Newman immediately replied to President Frederick Schweitzer of Bloomfield, telling him he was "astonished" at these criteria and stating, "It has long been a canon of academic freedom that a man's political opinions had no bearing on his ability to obtain and hold an academic appointment.

"I think it is even more basically a principle of our American democracy that every citizen should enjoy freedom of speech and freedom of thought...You...blatantly propose to violate the principles on which both our democracy and our educational system are founded."

Having dispatched this message to Schweitzer, Newman forgot the whole episode. In May Schweitzer asked for permission to reprint the correspondence. Newman agreed, and then forgot about it once more.

Six months later, unexpectedly, and for no apparent good reason, the mail started coming in.

Schweitzer Covers Nation

Finally, after the deluge, pro and con, calm and hysterical, had spread all over Newman's office, he found out that Schweitzer had printed his and Newman's statements in a pamphlet and mailed thousands of copies of it all over the nation.

On the cover of the pamphlet was the prize-winning photo of the flag-raising on Iwo Jima along with the words, "Should AMERICA'S College Professors be pro-AMERICAN? A thought-provoking contrast in points of view from Bloomfield College..."

The thoughts that the pamphlet did provoke were often violent and mostly anti-Newman. The Tribune of Tulsa, Okla., took advantage of the occasion to slam Harvard and Professors Arthur M. Schlesinger, Jr., and Samuel Eliot Morison in an editorial entitled "Harvard's Fuzzy-Minded Teachers."

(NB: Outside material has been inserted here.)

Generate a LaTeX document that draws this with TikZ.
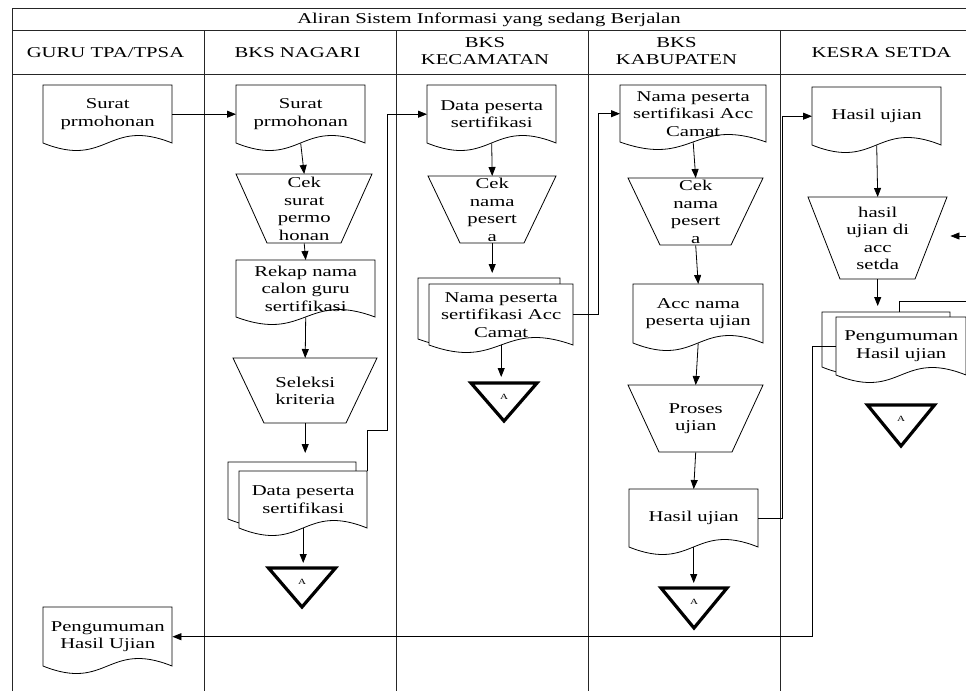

"Time was," the Tribune said, "when Harvard was American."

An editorial writer in the Dallas Morning News claimed that academic freedom is nothing about crackpot arrogance with mortarboard and gown."

Blast from Chicago

An anonymous Chicagoan stated, "Harvard alumni throughout the nation hand their heads in shame and disgust at Harvard's tolerance for...pro-Red professors."

"It's just too, too naive," announced the president of the National Small Business Men's Association from Akron, Ohio.

A member of the Federal Grand Jury which last summer indicated 12 Communist Party leaders on conspiracy charges wrote in to tell Newman he was wrong.

But Newman found praise in his mailbox too. The managing editor of the Bayonne, N. J., Times sent a letter applauding Newman's position. So did a building construction man in Baltimore, Md., a South Orange, N. J., housewife, and a Presbyterian minister from a small town in New York State.

Newman himself is "surprised and amused" at all the furor, but he says, "I have no desire to change what I said before: that people in academic life have got to stand for freedom of though and freedom of investigation, or whatever we mean by academic institutions will fall to the ground."